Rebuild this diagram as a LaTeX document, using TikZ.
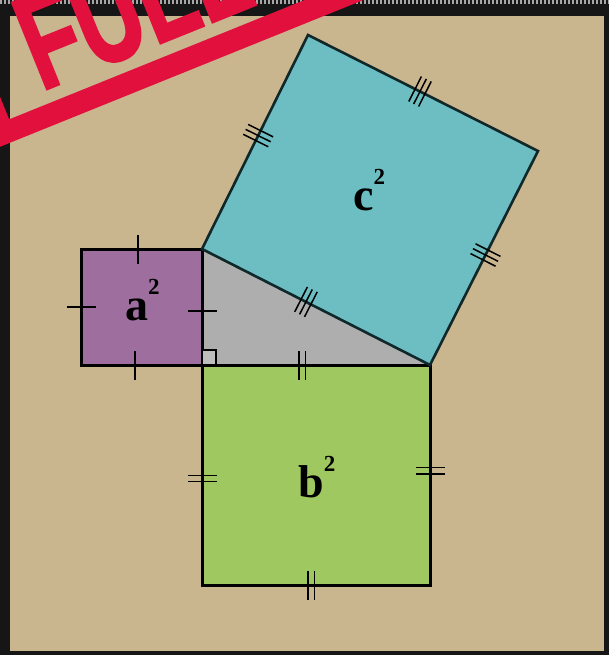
\documentclass[tikz,border=0pt]{standalone}
\usepackage{fontspec}
\setmainfont{Liberation Serif}
\newfontfamily\stampfont[FakeBold=2]{Liberation Sans}
\usetikzlibrary{decorations.markings}
\definecolor{framecol}{HTML}{161616}
\definecolor{paper}{HTML}{CAB68E}
\definecolor{sqa}{HTML}{9E6E9E}
\definecolor{sqb}{HTML}{A0C860}
\definecolor{sqc}{HTML}{6CBEC2}
\definecolor{tri}{HTML}{AEAEAE}
\definecolor{stampred}{HTML}{E2103C}
\definecolor{cedge}{HTML}{10282A}
\tikzset{
  tickline/.style={line width=1.5pt, black},
  tickA/.style={postaction=decorate, decoration={markings,
      mark=at position #1 with {\draw[tickline] (0pt,-14.5pt)--(0pt,14.5pt);}}},
  tickB/.style={postaction=decorate, decoration={markings,
      mark=at position #1 with {\draw[tickline] (-3.2pt,-14.5pt)--(-3.2pt,14.5pt);
                                \draw[tickline] (3.2pt,-14.5pt)--(3.2pt,14.5pt);}}},
  tickC/.style={postaction=decorate, decoration={markings,
      mark=at position #1 with {\draw[tickline] (-5.5pt,-14pt)--(-5.5pt,14pt);
                                \draw[tickline] (0pt,-14pt)--(0pt,14pt);
                                \draw[tickline] (5.5pt,-14pt)--(5.5pt,14pt);}}},
  lbl/.style={anchor=base west, inner sep=0pt, font=\bfseries\fontsize{46}{46}\selectfont},
}
\newcommand{\supnum}{\raisebox{26pt}{\fontsize{23}{23}\selectfont 2}}
\begin{document}
\begin{tikzpicture}[x=1pt,y=-1pt]
\useasboundingbox (0,0) rectangle (609,655);
% frame and paper
\fill[framecol] (0,0) rectangle (609,655);
\draw[gray!70, line width=4pt, dash pattern=on 2pt off 2pt] (0,2) -- (609,2);
\fill[paper] (9.5,16) rectangle (604,651);

% key points
\coordinate (A) at (202,249);
\coordinate (R) at (202,365);
\coordinate (C) at (430,365);
\coordinate (TL) at (308,35);
\coordinate (TR) at (538,151);
\coordinate (aTL) at (81,249);
\coordinate (aBL) at (81,365);
\coordinate (bBL) at (202,585);
\coordinate (bBR) at (430,585);

% triangle
\fill[tri] (A) -- (R) -- (C) -- cycle;

% squares
\filldraw[sqa, draw=black, line width=3pt] (aTL) -- (A) -- (R) -- (aBL) -- cycle;
\filldraw[sqb, draw=black, line width=3pt] (R) -- (C) -- (bBR) -- (bBL) -- cycle;
\filldraw[sqc, draw=cedge, line width=2.6pt, line join=miter] (A) -- (TL) -- (TR) -- (C) -- cycle;
\draw[line width=1.8pt, fill=tri!80!white] (202,350) rectangle (216,365);

% tick marks a
\path[tickA=0.47] (aTL) -- (A);
\path[tickA=0.446] (aBL) -- (R);
\path[tickA=0.50] (aTL) -- (aBL);
\path[tickA=0.535] (A) -- (R);
% tick marks b
\path[tickB=0.44] (R) -- (C);
\path[tickB=0.48] (bBL) -- (bBR);
\path[tickB=0.516] (R) -- (bBL);
\path[tickB=0.48] (C) -- (bBR);
% tick marks c
\path[tickC=0.53] (A) -- (TL);
\path[tickC=0.487] (TL) -- (TR);
\path[tickC=0.486] (TR) -- (C);
\path[tickC=0.456] (A) -- (C);

% labels
\node[lbl] (la) at (125,320) {a\supnum};
\node[lbl] (lb) at (298,497) {b\supnum};
\node[lbl] (lc) at (353,210) {c\supnum};

% stamp
\begin{scope}
\clip (0,0) rectangle (609,655);
\begin{scope}[shift={(-3,148)}, rotate=22]
  \draw[stampred, line width=22pt] (11pt,11pt) rectangle (700pt,400pt);
  \begin{scope}[shift={(62pt,36pt)}, xscale=0.68]
    \node[anchor=base west, inner sep=0pt, text=stampred, transform shape,
          font=\stampfont\bfseries\fontsize{135}{135}\selectfont] (stamp) at (0pt,0pt) {FULL};
  \end{scope}
\end{scope}
\end{scope}
\end{tikzpicture}
\end{document}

### OBJECTIVE:
Reproduce all of the material above word for word. Omit the pictures.

### RESULT FOR THIS EXERCISE:
Rebuild this diagram as a LaTeX document, using TikZ.
\documentclass[tikz,border=0pt]{standalone}
\usepackage{fontspec}
\setmainfont{Liberation Serif}
\newfontfamily\stampfont[FakeBold=2]{Liberation Sans}
\usetikzlibrary{decorations.markings}
\definecolor{framecol}{HTML}{161616}
\definecolor{paper}{HTML}{CAB68E}
\definecolor{sqa}{HTML}{9E6E9E}
\definecolor{sqb}{HTML}{A0C860}
\definecolor{sqc}{HTML}{6CBEC2}
\definecolor{tri}{HTML}{AEAEAE}
\definecolor{stampred}{HTML}{E2103C}
\definecolor{cedge}{HTML}{10282A}
\tikzset{
  tickline/.style={line width=1.5pt, black},
  tickA/.style={postaction=decorate, decoration={markings,
      mark=at position #1 with {\draw[tickline] (0pt,-14.5pt)--(0pt,14.5pt);}}},
  tickB/.style={postaction=decorate, decoration={markings,
      mark=at position #1 with {\draw[tickline] (-3.2pt,-14.5pt)--(-3.2pt,14.5pt);
                                \draw[tickline] (3.2pt,-14.5pt)--(3.2pt,14.5pt);}}},
  tickC/.style={postaction=decorate, decoration={markings,
      mark=at position #1 with {\draw[tickline] (-5.5pt,-14pt)--(-5.5pt,14pt);
                                \draw[tickline] (0pt,-14pt)--(0pt,14pt);
                                \draw[tickline] (5.5pt,-14pt)--(5.5pt,14pt);}}},
  lbl/.style={anchor=base west, inner sep=0pt, font=\bfseries\fontsize{46}{46}\selectfont},
}
\newcommand{\supnum}{\raisebox{26pt}{\fontsize{23}{23}\selectfont 2}}
\begin{document}
\begin{tikzpicture}[x=1pt,y=-1pt]
\useasboundingbox (0,0) rectangle (609,655);
% frame and paper
\fill[framecol] (0,0) rectangle (609,655);
\draw[gray!70, line width=4pt, dash pattern=on 2pt off 2pt] (0,2) -- (609,2);
\fill[paper] (9.5,16) rectangle (604,651);

% key points
\coordinate (A) at (202,249);
\coordinate (R) at (202,365);
\coordinate (C) at (430,365);
\coordinate (TL) at (308,35);
\coordinate (TR) at (538,151);
\coordinate (aTL) at (81,249);
\coordinate (aBL) at (81,365);
\coordinate (bBL) at (202,585);
\coordinate (bBR) at (430,585);

% triangle
\fill[tri] (A) -- (R) -- (C) -- cycle;

% squares
\filldraw[sqa, draw=black, line width=3pt] (aTL) -- (A) -- (R) -- (aBL) -- cycle;
\filldraw[sqb, draw=black, line width=3pt] (R) -- (C) -- (bBR) -- (bBL) -- cycle;
\filldraw[sqc, draw=cedge, line width=2.6pt, line join=miter] (A) -- (TL) -- (TR) -- (C) -- cycle;
\draw[line width=1.8pt, fill=tri!80!white] (202,350) rectangle (216,365);

% tick marks a
\path[tickA=0.47] (aTL) -- (A);
\path[tickA=0.446] (aBL) -- (R);
\path[tickA=0.50] (aTL) -- (aBL);
\path[tickA=0.535] (A) -- (R);
% tick marks b
\path[tickB=0.44] (R) -- (C);
\path[tickB=0.48] (bBL) -- (bBR);
\path[tickB=0.516] (R) -- (bBL);
\path[tickB=0.48] (C) -- (bBR);
% tick marks c
\path[tickC=0.53] (A) -- (TL);
\path[tickC=0.487] (TL) -- (TR);
\path[tickC=0.486] (TR) -- (C);
\path[tickC=0.456] (A) -- (C);

% labels
\node[lbl] (la) at (125,320) {a\supnum};
\node[lbl] (lb) at (298,497) {b\supnum};
\node[lbl] (lc) at (353,210) {c\supnum};

% stamp
\begin{scope}
\clip (0,0) rectangle (609,655);
\begin{scope}[shift={(-3,148)}, rotate=22]
  \draw[stampred, line width=22pt] (11pt,11pt) rectangle (700pt,400pt);
  \begin{scope}[shift={(62pt,36pt)}, xscale=0.68]
    \node[anchor=base west, inner sep=0pt, text=stampred, transform shape,
          font=\stampfont\bfseries\fontsize{135}{135}\selectfont] (stamp) at (0pt,0pt) {FULL};
  \end{scope}
\end{scope}
\end{scope}
\end{tikzpicture}
\end{document}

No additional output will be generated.